Naturally, I am mentioning this to point out that a land value tax cannot be avoided, as long as land transaction, description, and payment records are public. (And, I might add, as long as there are some reasonably free news media, and some members of the public who pay at least a little bit of attention.) There is never any question as to which jursidiction land is in, and there is no need for incentives to attact land.

Dangerous checks, no balances

I always knew that those checks sent by the credit card companies were dangerous.  You pay a cash advance fee, and interest; it’s extremely unlikely that you couldn’t get better rates elsewhere if you urgently need cash.  Now I have received from Discover Card some unilateral revisions to the Cardmember “Agreement:”

We will charge you a Returned Discover Card Check Fee each time we decline to honor a Discover Card cash advance check, balance transfer check, promotional purchase check, or other promotional check.  The amount of this fee is $25, except [if we have already done this to you within the past six months] it will be $35.

So, any time they want, if I try to use one of those checks, they can pick up an easy $25 or more.  Probably put something nasty on my credit report, too.

Banksters as parasites

At the Monetary Reform Conference a couple weeks ago, Michael Hudson asserted that banksters, like biological parasites,  change the way the host thinks, to better suit the parasite’s needs.  I wouldn’t question this regarding  banksters, but I doubted the biological fact. Then I encountered the October 9 episode of Radio National’s All in the Mind.   Mice infected by toxoplasma lose their fear of cats. Fish infected by trematodes behave in ways to attract predator birds, etc.

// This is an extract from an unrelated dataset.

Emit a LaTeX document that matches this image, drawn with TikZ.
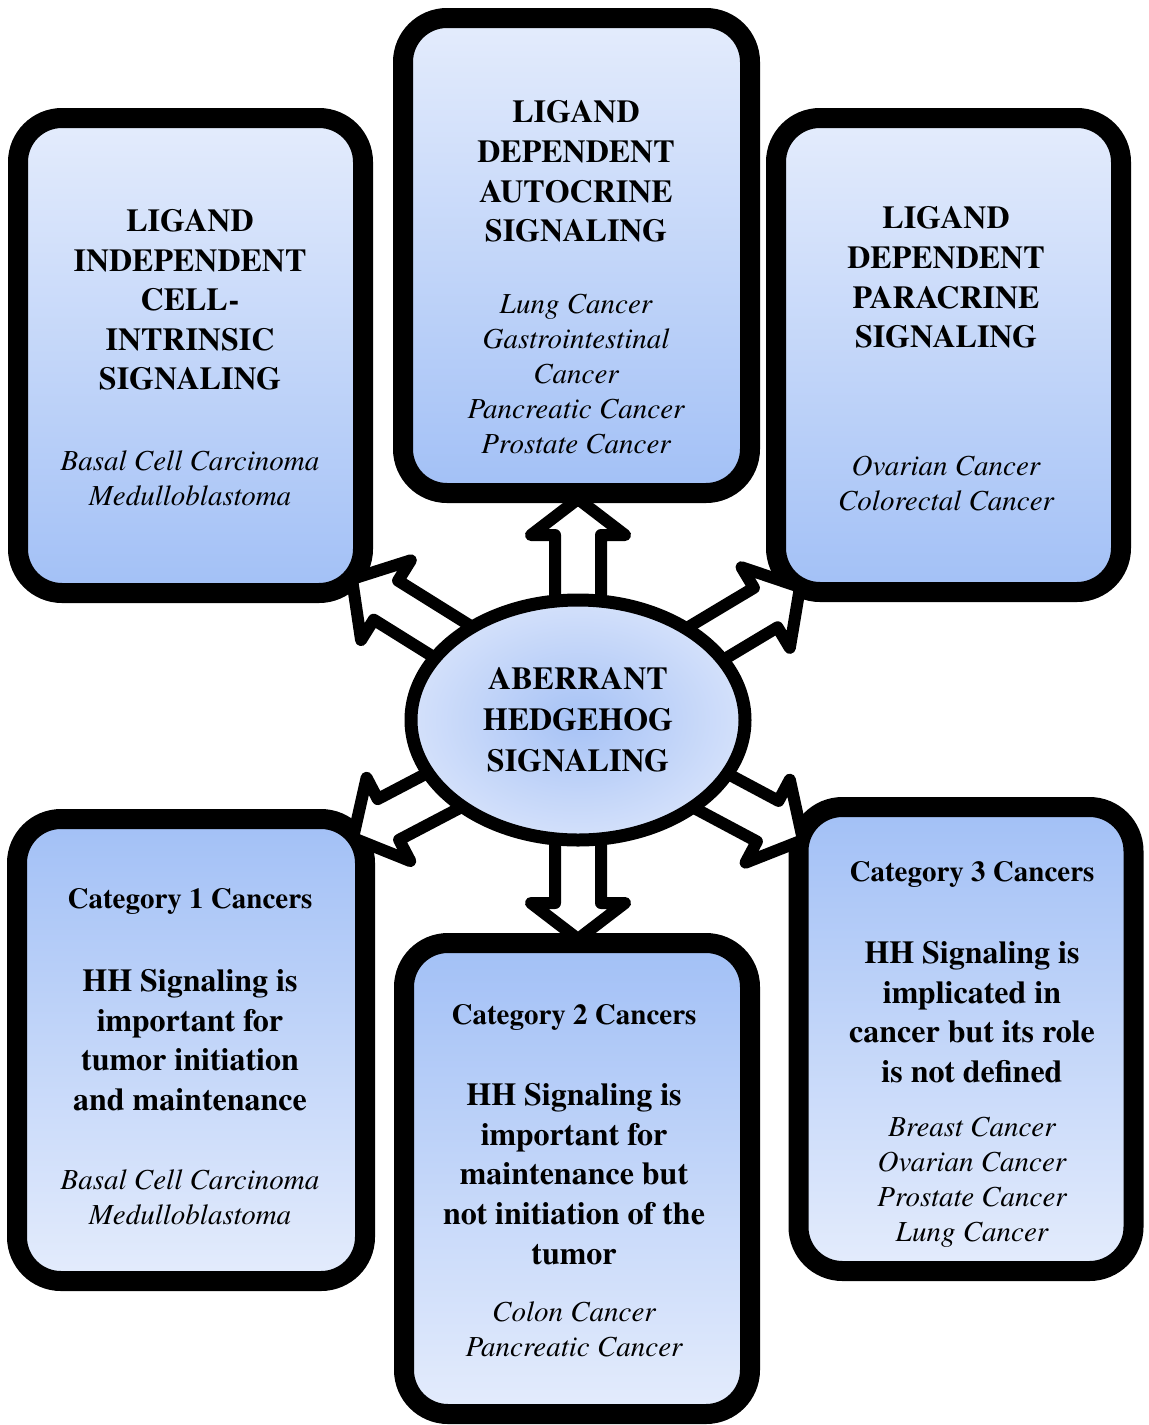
\documentclass[tikz,border=0pt]{standalone}
\usepackage{fontspec}
\setmainfont{texgyretermes}[Extension=.otf,UprightFont=*-regular,BoldFont=*-bold,ItalicFont=*-italic,BoldItalicFont=*-bolditalic]
\usetikzlibrary{shapes.geometric,calc}
\definecolor{boxlight}{RGB}{228,236,252}
\definecolor{boxdark}{RGB}{162,192,246}
\definecolor{elldark}{RGB}{166,194,245}
\definecolor{ellmid}{RGB}{196,214,249}
\definecolor{elllight}{RGB}{230,237,252}
\pgfdeclareradialshading{hhshade}{\pgfpoint{0bp}{0bp}}{color(0bp)=(elldark); color(16bp)=(ellmid); color(35bp)=(elllight); color(50bp)=(elllight)}
\newcommand\arrsw{11.5pt}
\newcommand\arrhw{23.5pt}
\newcommand\blockarrow[4]{%
  \coordinate (#1b) at ($(#3)!#4!(#2)$);
  \draw[blockarr] ($(#2)!\arrsw!90:(#3)$) -- ($(#1b)!\arrsw!-90:(#2)$) -- ($(#1b)!\arrhw!-90:(#2)$) -- (#3) -- ($(#1b)!\arrhw!90:(#2)$) -- ($(#1b)!\arrsw!90:(#2)$) -- ($(#2)!\arrsw!-90:(#3)$) -- cycle;}
\begin{document}
\begin{tikzpicture}[x=0.5pt,y=-0.5pt,
  box/.style={draw=black,line width=10pt,rounded corners=22pt,inner sep=0pt},
  topbox/.style={box,top color=boxlight,bottom color=boxdark},
  botbox/.style={box,top color=boxdark,bottom color=boxlight},
  ttl/.style={font=\fontsize{16pt}{19.8pt}\selectfont\bfseries,align=center,inner sep=0pt},
  lst/.style={font=\fontsize{14.5pt}{17.5pt}\selectfont\itshape,align=center,inner sep=0pt},
  cat/.style={font=\fontsize{14.5pt}{17.5pt}\selectfont\bfseries,inner sep=0pt,anchor=base},
  blockarr/.style={draw=black,fill=white,line width=6pt,line join=round},
  hhnode/.style={ellipse,draw=black,line width=6.5pt,inner sep=0pt,minimum width=167pt,minimum height=120pt,shading=hhshade,font=\fontsize{16pt}{20.5pt}\selectfont\bfseries,align=center}
]
\path[use as bounding box,fill=white] (0,0) rectangle (1148,1425);

% boxes
\node[topbox,minimum width=172.5pt,minimum height=237.5pt] (A) at (190.5,355.5) {};
\node[topbox,minimum width=173.5pt,minimum height=237.5pt] (B) at (576.5,255.5) {};
\node[topbox,minimum width=172.5pt,minimum height=237pt] (C) at (948.5,355) {};
\node[botbox,minimum width=174pt,minimum height=231pt] (D) at (191,1050) {};
\node[botbox,minimum width=173pt,minimum height=235.5pt] (E) at (577,1178.5) {};
\node[botbox,minimum width=167.5pt,minimum height=232pt] (F) at (966,1039) {};

% box texts
\node[ttl] (At) at (190,300) {LIGAND\\INDEPENDENT\\CELL-\\INTRINSIC\\SIGNALING};
\node[lst] (Al) at (190,478) {Basal Cell Carcinoma\\Medulloblastoma};
\node[ttl] (Bt) at (576,171.5) {LIGAND\\DEPENDENT\\AUTOCRINE\\SIGNALING};
\node[lst] (Bl) at (576,374.5) {Lung Cancer\\Gastrointestinal\\Cancer\\Pancreatic Cancer\\Prostate Cancer};
\node[ttl] (Ct) at (946,277.5) {LIGAND\\DEPENDENT\\PARACRINE\\SIGNALING};
\node[lst] (Cl) at (946,483.5) {Ovarian Cancer\\Colorectal Cancer};
\node[cat] (Dc) at (190,908.6) {Category 1 Cancers};
\node[ttl] (Dt) at (190,1040) {HH Signaling is\\important for\\tumor initiation\\and maintenance};
\node[lst] (Dl) at (190,1197.5) {Basal Cell Carcinoma\\Medulloblastoma};
\node[cat] (Ec) at (574,1024.6) {Category 2 Cancers};
\node[ttl] (Et) at (574,1174) {HH Signaling is\\important for\\maintenance but\\not initiation of the\\tumor};
\node[lst] (El) at (574,1329) {Colon Cancer\\Pancreatic Cancer};
\node[cat] (Fc) at (972,881.6) {Category 3 Cancers};
\node[ttl] (Ft) at (972,1012) {HH Signaling is\\implicated in\\cancer but its role\\is not defined};
\node[lst] (Fl) at (972,1182) {Breast Cancer\\Ovarian Cancer\\Prostate Cancer\\Lung Cancer};

% arrows
\coordinate (hhc) at (578,720);
\coordinate (tB) at (578,499);
\coordinate (tE) at (578,939);
\coordinate (tA) at (352,579);
\coordinate (tC) at (800,587);
\coordinate (tD) at (353,838);
\coordinate (tF) at (803,840);
\blockarrow{aB}{hhc}{tB}{18pt}
\blockarrow{aE}{hhc}{tE}{18pt}
\blockarrow{aA}{hhc}{tA}{20pt}
\blockarrow{aC}{hhc}{tC}{20pt}
\blockarrow{aD}{hhc}{tD}{20pt}
\blockarrow{aF}{hhc}{tF}{20pt}

% central ellipse
\node[hhnode] (hh) at (hhc) {ABERRANT\\HEDGEHOG\\SIGNALING};
\end{tikzpicture}
\end{document}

The site includes a transcript, audio, and (scroll way down to) an extensive bibliography.

Ideas come from the community

In his 2003 book Copyrights and Copywrongs: The Rise of Intellectual Property and How it Threatens Creativity, Siva Vaidhyanathan notes that creative works always build on previous (often traditional and/or public domain) creative works, and that creativity will become nearly impossible if writers (or those who “own” their output) are permitted to exercise absolute monopolies over use of their products.  Potential remedies include shorter and looser copyright terms, placing works into the public domain, licensing them as open source, or using another of the Creative Commons licenses.

Michele Baldrin and David K. Levine, in Against Intellectual Monopoly, provide numerous historical examples of patents retarding, rather than promoting innovation, and note the finding (p. 92, regarding the software industry) that patents were not an encouragement to research and development, but rather a substitute for them.

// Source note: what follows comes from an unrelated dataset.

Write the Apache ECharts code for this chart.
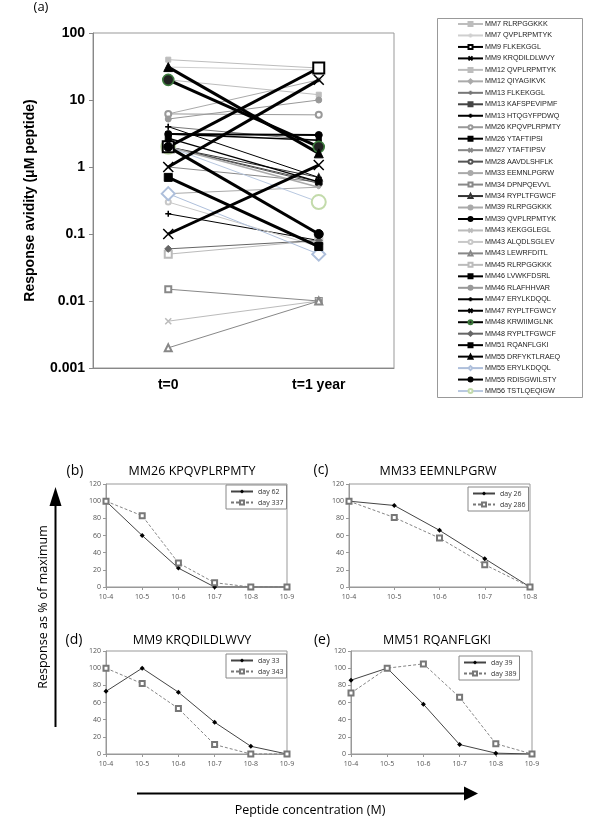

Now, in  Where Ideas Come From (in Wired Oct ’10) Kevin Kelly and Steven Johnson sort of combine these two ideas by asserting that innovations are not the products of individuals, but of communities.

It’s amazing that the myth of the lone genius has persisted for so long, since simultaneous invention has always been the norm, not the exception … [T]here’s a related myth, that innovation comes primarily from the profit motive… If you look at history, it comes from creating environments where [people’s] ideas can connect.”

And they tie this into another kind of property rights:

One reason we have this great explosion of innovation in wireless right now is that the U S deregulated [allowed unlicensed use of parts of the] spectrum.  Before that, spectrum was something too precious to be wasted…But when you deregulate– and say, OK, now waste it– you get Wi-Fi.

All in all, a very Georgist article, the authors of which have also written what I hope are very Georgist books (both coming out next month):

Steven Johnson, Where Good Ideas Come From

Kevin Kelly What Technology Wants

Getting it right on medical costs

Turns out that back in February, Kevin Carson wrote the article that needs to be written, analyzing how government regulation and protection makes medical services far more expensive (and less effective) than they could be.  With a link to another article that more broadly exemplifies how government makes it impossible for the poor to support themselves.